Quote, with no changes, the lines that run from the top of the material to the line with "(0,0) rectangle (691,366);", both included.

## START Source data

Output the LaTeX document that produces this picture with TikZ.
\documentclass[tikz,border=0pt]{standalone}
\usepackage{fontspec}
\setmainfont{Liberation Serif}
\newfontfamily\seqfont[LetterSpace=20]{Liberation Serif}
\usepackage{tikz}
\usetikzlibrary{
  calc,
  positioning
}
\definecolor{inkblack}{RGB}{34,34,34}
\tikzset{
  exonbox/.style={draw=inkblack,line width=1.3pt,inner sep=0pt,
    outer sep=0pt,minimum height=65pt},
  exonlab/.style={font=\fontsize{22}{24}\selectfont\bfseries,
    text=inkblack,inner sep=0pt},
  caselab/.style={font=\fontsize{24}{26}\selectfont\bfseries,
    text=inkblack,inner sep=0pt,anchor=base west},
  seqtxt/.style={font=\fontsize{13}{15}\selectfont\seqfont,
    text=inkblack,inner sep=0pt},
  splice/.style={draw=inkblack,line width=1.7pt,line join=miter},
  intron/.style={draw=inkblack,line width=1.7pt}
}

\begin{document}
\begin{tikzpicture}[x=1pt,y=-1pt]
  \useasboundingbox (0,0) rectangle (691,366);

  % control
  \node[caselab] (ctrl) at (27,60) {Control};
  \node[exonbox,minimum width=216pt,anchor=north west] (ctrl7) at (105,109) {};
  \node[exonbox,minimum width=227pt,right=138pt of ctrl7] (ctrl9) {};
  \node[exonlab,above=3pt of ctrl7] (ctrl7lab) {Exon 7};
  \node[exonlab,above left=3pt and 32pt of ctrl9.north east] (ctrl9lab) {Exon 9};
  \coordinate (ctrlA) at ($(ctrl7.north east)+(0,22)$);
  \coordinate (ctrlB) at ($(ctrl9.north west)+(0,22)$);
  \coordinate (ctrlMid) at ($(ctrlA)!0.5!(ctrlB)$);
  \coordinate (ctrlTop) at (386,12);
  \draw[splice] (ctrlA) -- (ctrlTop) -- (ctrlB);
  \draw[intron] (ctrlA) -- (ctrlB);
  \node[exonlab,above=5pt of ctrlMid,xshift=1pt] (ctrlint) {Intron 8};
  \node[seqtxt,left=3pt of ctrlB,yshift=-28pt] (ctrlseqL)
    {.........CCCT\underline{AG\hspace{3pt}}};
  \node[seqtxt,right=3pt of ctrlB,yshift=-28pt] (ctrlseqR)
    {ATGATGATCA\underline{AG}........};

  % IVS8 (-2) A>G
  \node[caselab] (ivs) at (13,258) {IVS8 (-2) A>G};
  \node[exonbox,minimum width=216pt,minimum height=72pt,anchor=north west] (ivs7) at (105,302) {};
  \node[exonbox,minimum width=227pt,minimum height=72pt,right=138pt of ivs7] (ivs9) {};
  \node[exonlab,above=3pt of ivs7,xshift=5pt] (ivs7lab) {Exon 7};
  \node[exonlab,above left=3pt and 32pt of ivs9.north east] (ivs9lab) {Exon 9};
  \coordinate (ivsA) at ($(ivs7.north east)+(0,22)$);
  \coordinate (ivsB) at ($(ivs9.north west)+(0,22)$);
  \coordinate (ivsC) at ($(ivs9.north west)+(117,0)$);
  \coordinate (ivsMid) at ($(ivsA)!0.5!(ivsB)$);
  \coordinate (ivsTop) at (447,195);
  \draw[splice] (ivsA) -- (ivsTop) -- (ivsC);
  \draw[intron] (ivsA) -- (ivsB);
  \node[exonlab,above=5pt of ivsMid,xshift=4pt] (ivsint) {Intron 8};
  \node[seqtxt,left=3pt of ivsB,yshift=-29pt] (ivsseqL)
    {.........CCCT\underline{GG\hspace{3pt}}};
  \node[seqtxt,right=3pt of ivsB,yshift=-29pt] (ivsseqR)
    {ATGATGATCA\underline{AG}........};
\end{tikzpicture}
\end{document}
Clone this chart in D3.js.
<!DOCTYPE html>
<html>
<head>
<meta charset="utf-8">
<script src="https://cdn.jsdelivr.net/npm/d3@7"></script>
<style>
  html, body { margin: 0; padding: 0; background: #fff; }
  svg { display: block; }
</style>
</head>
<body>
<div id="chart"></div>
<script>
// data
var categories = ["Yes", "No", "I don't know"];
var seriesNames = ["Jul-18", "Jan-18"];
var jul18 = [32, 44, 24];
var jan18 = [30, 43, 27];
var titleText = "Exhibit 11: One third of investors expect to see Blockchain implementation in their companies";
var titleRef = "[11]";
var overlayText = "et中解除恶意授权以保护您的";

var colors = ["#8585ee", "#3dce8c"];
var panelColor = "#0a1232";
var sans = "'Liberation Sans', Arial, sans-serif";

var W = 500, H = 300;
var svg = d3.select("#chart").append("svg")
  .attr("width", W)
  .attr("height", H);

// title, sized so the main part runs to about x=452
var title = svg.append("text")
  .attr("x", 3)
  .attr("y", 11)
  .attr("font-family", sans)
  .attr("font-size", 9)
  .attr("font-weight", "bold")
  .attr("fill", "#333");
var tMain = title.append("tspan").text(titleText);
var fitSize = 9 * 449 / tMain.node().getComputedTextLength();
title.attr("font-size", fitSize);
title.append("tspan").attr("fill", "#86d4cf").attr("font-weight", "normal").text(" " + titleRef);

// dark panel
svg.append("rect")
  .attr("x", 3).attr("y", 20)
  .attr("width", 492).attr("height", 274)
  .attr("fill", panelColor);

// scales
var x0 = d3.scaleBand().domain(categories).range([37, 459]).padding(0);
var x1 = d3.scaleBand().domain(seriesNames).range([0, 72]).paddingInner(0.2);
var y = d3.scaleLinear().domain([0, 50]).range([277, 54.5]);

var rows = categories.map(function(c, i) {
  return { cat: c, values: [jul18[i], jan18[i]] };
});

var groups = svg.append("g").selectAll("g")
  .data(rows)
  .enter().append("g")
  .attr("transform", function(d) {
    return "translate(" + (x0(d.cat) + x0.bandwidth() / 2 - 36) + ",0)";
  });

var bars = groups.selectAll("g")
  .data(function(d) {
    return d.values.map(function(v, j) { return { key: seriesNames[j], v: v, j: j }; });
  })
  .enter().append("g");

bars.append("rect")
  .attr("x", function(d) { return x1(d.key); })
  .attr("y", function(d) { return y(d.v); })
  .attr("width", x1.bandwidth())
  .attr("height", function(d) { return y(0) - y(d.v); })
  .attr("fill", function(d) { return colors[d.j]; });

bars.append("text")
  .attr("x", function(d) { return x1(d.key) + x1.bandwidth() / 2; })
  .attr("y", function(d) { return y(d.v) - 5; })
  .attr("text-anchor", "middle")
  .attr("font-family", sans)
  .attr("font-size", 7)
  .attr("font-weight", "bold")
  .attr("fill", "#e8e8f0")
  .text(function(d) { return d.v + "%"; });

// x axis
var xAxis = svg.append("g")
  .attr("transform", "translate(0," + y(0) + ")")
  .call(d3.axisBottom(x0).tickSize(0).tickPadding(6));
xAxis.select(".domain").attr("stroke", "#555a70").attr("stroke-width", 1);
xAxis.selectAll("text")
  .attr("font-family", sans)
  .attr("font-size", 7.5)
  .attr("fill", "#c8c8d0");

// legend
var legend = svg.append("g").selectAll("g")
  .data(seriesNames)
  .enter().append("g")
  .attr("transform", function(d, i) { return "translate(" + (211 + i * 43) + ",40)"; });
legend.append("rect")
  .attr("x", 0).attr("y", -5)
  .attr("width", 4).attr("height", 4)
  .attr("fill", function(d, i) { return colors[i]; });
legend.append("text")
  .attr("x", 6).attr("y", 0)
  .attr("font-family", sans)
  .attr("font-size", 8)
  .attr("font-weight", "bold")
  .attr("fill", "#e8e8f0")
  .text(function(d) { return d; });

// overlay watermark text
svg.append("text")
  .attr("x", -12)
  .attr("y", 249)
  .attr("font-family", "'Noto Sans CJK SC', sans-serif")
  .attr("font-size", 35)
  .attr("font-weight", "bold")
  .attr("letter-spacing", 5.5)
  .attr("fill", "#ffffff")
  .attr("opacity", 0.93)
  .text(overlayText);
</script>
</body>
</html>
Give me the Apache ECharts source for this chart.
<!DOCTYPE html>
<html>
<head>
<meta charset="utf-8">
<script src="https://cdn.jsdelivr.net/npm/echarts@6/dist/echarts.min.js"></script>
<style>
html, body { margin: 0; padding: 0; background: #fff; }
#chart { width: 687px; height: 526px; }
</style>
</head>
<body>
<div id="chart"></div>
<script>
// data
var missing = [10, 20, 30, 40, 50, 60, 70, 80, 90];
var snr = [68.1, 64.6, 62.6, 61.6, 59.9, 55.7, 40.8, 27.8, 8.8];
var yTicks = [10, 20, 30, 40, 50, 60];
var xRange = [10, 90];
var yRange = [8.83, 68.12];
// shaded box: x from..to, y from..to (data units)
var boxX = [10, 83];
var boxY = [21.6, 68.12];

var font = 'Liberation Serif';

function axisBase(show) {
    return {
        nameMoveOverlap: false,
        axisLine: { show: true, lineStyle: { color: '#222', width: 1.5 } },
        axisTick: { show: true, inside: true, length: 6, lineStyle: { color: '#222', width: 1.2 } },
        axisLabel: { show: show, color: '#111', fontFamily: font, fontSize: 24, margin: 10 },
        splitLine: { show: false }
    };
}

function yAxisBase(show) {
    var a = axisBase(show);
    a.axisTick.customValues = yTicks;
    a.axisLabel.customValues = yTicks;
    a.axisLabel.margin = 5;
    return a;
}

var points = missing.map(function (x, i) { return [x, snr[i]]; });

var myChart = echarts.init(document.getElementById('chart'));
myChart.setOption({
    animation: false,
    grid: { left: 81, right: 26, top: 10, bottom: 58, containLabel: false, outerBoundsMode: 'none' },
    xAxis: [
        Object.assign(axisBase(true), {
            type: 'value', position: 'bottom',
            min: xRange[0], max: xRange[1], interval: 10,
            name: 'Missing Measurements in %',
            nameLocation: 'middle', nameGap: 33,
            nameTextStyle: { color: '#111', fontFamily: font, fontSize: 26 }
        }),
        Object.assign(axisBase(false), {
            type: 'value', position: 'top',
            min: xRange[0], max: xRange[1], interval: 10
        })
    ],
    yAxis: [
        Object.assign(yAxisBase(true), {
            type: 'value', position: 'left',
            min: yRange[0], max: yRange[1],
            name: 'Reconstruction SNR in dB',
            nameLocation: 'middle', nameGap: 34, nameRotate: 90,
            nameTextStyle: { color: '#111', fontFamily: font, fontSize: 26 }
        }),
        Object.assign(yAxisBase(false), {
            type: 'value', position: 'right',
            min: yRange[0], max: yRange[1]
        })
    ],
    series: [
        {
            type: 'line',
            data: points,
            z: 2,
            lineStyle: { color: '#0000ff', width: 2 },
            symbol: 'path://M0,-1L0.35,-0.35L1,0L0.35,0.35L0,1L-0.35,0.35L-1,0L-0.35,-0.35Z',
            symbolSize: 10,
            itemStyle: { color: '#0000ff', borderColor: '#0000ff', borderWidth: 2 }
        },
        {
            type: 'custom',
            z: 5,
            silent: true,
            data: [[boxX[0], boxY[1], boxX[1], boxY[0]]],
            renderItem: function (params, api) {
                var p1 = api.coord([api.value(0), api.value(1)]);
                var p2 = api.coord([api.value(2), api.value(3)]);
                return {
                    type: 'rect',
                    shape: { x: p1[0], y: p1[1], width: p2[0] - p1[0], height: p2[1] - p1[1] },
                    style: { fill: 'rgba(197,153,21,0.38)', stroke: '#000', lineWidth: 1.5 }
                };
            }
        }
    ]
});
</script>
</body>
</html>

## END Source data

> [Right answer]
Output the LaTeX document that produces this picture with TikZ.
\documentclass[tikz,border=0pt]{standalone}
\usepackage{fontspec}
\setmainfont{Liberation Serif}
\newfontfamily\seqfont[LetterSpace=20]{Liberation Serif}
\usepackage{tikz}
\usetikzlibrary{
  calc,
  positioning
}
\definecolor{inkblack}{RGB}{34,34,34}
\tikzset{
  exonbox/.style={draw=inkblack,line width=1.3pt,inner sep=0pt,
    outer sep=0pt,minimum height=65pt},
  exonlab/.style={font=\fontsize{22}{24}\selectfont\bfseries,
    text=inkblack,inner sep=0pt},
  caselab/.style={font=\fontsize{24}{26}\selectfont\bfseries,
    text=inkblack,inner sep=0pt,anchor=base west},
  seqtxt/.style={font=\fontsize{13}{15}\selectfont\seqfont,
    text=inkblack,inner sep=0pt},
  splice/.style={draw=inkblack,line width=1.7pt,line join=miter},
  intron/.style={draw=inkblack,line width=1.7pt}
}

\begin{document}
\begin{tikzpicture}[x=1pt,y=-1pt]
  \useasboundingbox (0,0) rectangle (691,366);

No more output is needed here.